First time posting on this topic (name changed for the occasion), but I am a proper lurker and have found comfort many times on the step-parenting threads. At the moment my relationship all feels like it's coming unglued and I'm here to ask for your insight and suggestions of how you may have handled a similar situation.
Have been with DP for 2 years, live together and share custody of DSS (8) with his ExW. It's meant to be a 50/50 arrangement, but we often end up having DSS about 60-70% of the time. That part is all good and well - have a fantastic relationship with DSS, and despite some irritation about juggling schedules to cater for ExW's ever-changing plans, it's all fairly straight forward. Likewise, DP is wonderful - this is the man I want to spend the rest of my life with. Fortunately he is extremely supportive and generous concerning my feelings about the dynamics of step-parenting. In fact, he is so supportive that I fear I have allowed some of my personal issues (primarily my ridiculous resentment towards ExW) to take up too much space in our relationship. I label it ridiculous because I know it is unreasonable. Outwardly things look fine - we adults have very pleasant interactions and I know (from what she's said to DP and mutual friends) that she is incredibly grateful for my parenting contributions. The thing is, I just don't like her. I don't like how she behaves or how she treats/has treated DP & DSS. And I certainly don't like the negative impact she has on me and my mental/emotional well-being - I've come to violently resent her position in my life. But, perhaps most importantly, I truly dislike the fact that I even harbour these negative feelings.

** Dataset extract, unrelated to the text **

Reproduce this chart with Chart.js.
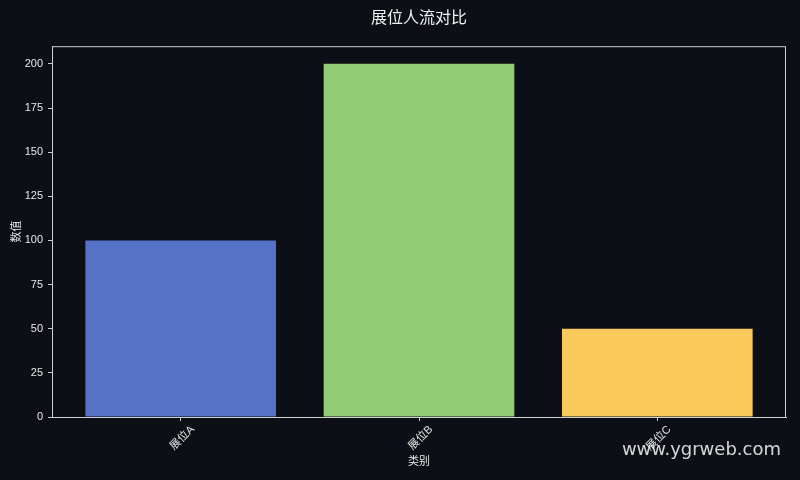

I can't change the past - and I know I can't change the things she's done (& continues to do) that impact my life in negative ways, but surely I can turn some of my negativity towards her around? Because at the moment I'm taking my anger out at DP and it's beginning to destroy what is a really good, loving relationship.
So, ladies, I beseech you - please share any wisdom and insight you might have. How have you helped yourself feel more positive in dealing with your strong negative emotions concerning the ExW?